Print exactly the lines from the first one down to the line containing "from bokeh.resources import INLINE", both ends included, with no pictures and nothing else.

Supplied information:
╔══

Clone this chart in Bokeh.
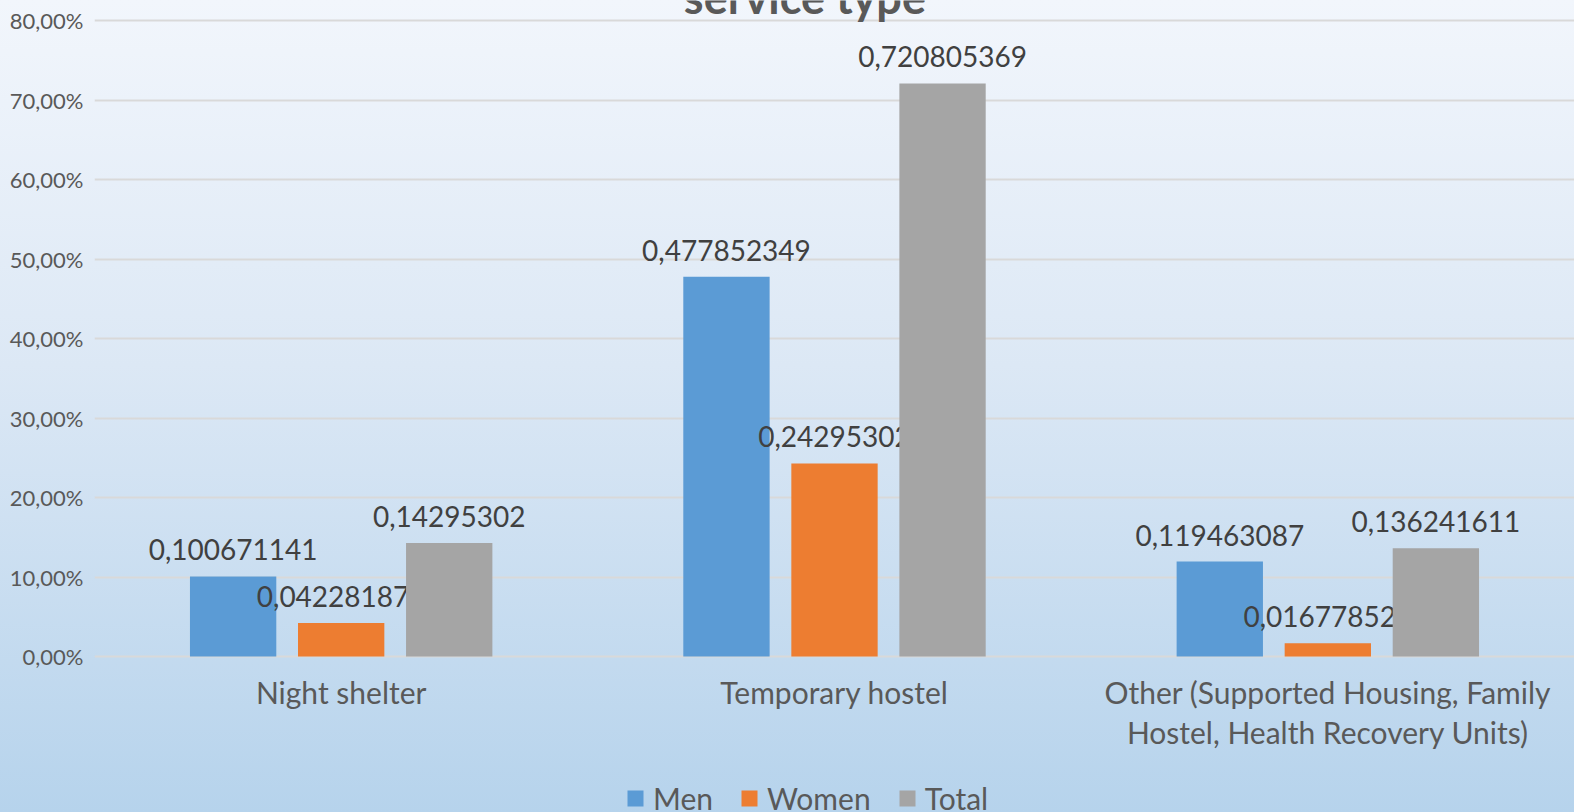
from bokeh.plotting import figure
from bokeh.models import ColumnDataSource, FactorRange, Range1d, FixedTicker, Legend, LegendItem, Label
from bokeh.transform import dodge
from bokeh.core.properties import value
from bokeh.embed import file_html
from bokeh.resources import INLINE

categories = ["Night shelter", "Temporary hostel",
              "Other (Supported Housing, Family\nHostel, Health Recovery Units)"]
men = [0.100671141, 0.477852349, 0.119463087]
women = [0.042281879, 0.24295302, 0.016778523]
total = [0.14295302, 0.720805369, 0.136241611]
series_names = ["Men", "Women", "Total"]
series_colors = ["#5B9BD5", "#ED7D31", "#A5A5A5"]
y_ticks = [0.0, 0.1, 0.2, 0.3, 0.4, 0.5, 0.6, 0.7, 0.8]
y_tick_labels = ["0,00%", "10,00%", "20,00%", "30,00%", "40,00%", "50,00%", "60,00%", "70,00%", "80,00%"]
title_text = "service type"

FONT = "Lato"

# frame spans the full page height so that title and legend sit inside it
p = figure(x_range=FactorRange(*categories, range_padding=0), y_range=Range1d(-0.1962, 0.8252),
           width=1574, height=812, output_backend="svg", toolbar_location=None,
           min_border_left=94, min_border_right=0, min_border_top=0, min_border_bottom=0)
p.background_fill_color = None
p.border_fill_color = None
p.outline_line_color = None
p.styles = {"background": "linear-gradient(to bottom, #F2F6FC 0%, #DCE8F5 45%, #B6D3EC 100%)"}

p.xgrid.grid_line_color = None
p.ygrid.grid_line_color = "#D9D9D9"
p.ygrid.grid_line_width = 2

p.yaxis.ticker = FixedTicker(ticks=y_ticks)
p.yaxis.major_label_overrides = {t: l for t, l in zip(y_ticks, y_tick_labels)}
p.yaxis.axis_line_color = None
p.yaxis.major_tick_line_color = None
p.yaxis.minor_tick_line_color = None
p.yaxis.major_tick_out = 0
p.yaxis.major_tick_in = 0
p.yaxis.major_label_text_font = FONT
p.yaxis.major_label_text_font_size = "22px"
p.yaxis.major_label_text_color = "#595959"
p.yaxis.major_label_standoff = 11

p.xaxis.fixed_location = 0
p.xaxis.axis_line_color = None
p.xaxis.major_tick_line_color = None
p.xaxis.major_tick_out = 0
p.xaxis.major_tick_in = 0
p.xaxis.major_label_text_font = FONT
p.xaxis.major_label_text_font_size = "30px"
p.xaxis.major_label_text_color = "#595959"
p.xaxis.major_label_text_line_height = 1.125
p.xaxis.major_label_standoff = 17

offsets = [-0.219, 0.0, 0.219]
series_values = [men, women, total]
items = []
for name, vals, col, off in zip(series_names, series_values, series_colors, offsets):
    src = ColumnDataSource(dict(cat=categories, val=vals,
                                lab=[str(v).replace(".", ",") for v in vals]))
    r = p.vbar(x=dodge("cat", off, range=p.x_range), top="val", width=0.175, source=src,
               fill_color=col, line_color=None)
    p.text(x=dodge("cat", off, range=p.x_range), y="val", text="lab", source=src,
           text_align="center", text_baseline="bottom", y_offset=-16,
           text_font=value(FONT), text_font_size="28px", text_color="#404040")
    items.append(LegendItem(label=name, renderers=[r]))

legend = Legend(items=items, orientation="horizontal", location=(531, -4),
                background_fill_alpha=0, border_line_color=None,
                label_text_font=FONT, label_text_font_size="30px", label_text_color="#595959",
                label_text_line_height=0.9,
                glyph_width=20, glyph_height=20, label_standoff=8, spacing=26, padding=0, margin=0)
p.add_layout(legend, "center")

title = Label(x=1.44, y=0.830, text=title_text, text_align="center", text_baseline="alphabetic",
              text_font=FONT, text_font_size="45px", text_font_style="bold", text_color="#595959")
p.add_layout(title)

open("out.html", "w").write(file_html(p, INLINE))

╚══

Complete answer:
Clone this chart in Bokeh.
from bokeh.plotting import figure
from bokeh.models import ColumnDataSource, FactorRange, Range1d, FixedTicker, Legend, LegendItem, Label
from bokeh.transform import dodge
from bokeh.core.properties import value
from bokeh.embed import file_html
from bokeh.resources import INLINE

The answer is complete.